Capacity fade and internal-resistance growth over charge-discharge cycles. EV packs, grid storage, consumer electronics. Sequence models on cycle-level features have become standard; GP layers provide uncertainty for warranty and second-life decisions.
Vibration RMS, kurtosis, and envelope-spectrum indicators as degradation signals. Classic domain for similarity-based and feature-based methods; deep learning has made steady gains on public bearing datasets (FEMTO, IMS).
Turbofan engine RUL from multivariate sensor streams. The NASA CMAPSS benchmark has been the proving ground for nearly every published RUL method; LSTM and CNN-LSTM architectures dominate current leaderboards.
IGBT and MOSFET aging through bond-wire lift-off, solder fatigue, gate-oxide wearout. On-state resistance and thermal impedance as degradation features. Feature-based ML is the workhorse; GP uncertainty matters for safety-critical automotive qualification.
Chamber-pressure sensors, RF-power monitors, and optical-emission spectroscopy predicting equipment downtime. High-volume, high-value maintenance decisions where even small RUL improvements justify substantial modeling effort.
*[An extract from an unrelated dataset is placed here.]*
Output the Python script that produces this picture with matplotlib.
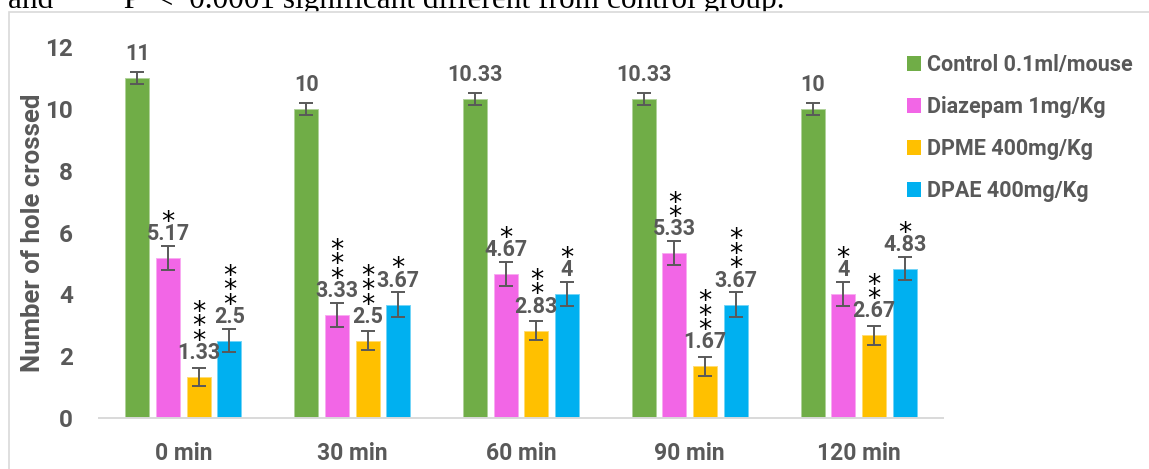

Partial-discharge monitoring, dielectric dissipation, temperature rise histories. Long-tail lifetimes where survival analysis dominates; RUL prognostics come into play under accelerated-aging test regimes.
Corrosion coupon data, acoustic emission, strain gauges on bridges and towers. Low sampling rate, extreme variability in environments — Gaussian processes and physics-hybrid models outperform pure black-box ML here.
Pacemaker battery drain, pump-wear cycles, implant fatigue. Rigorous uncertainty quantification is not optional; probabilistic prognostics with calibrated intervals is the regulatory bar.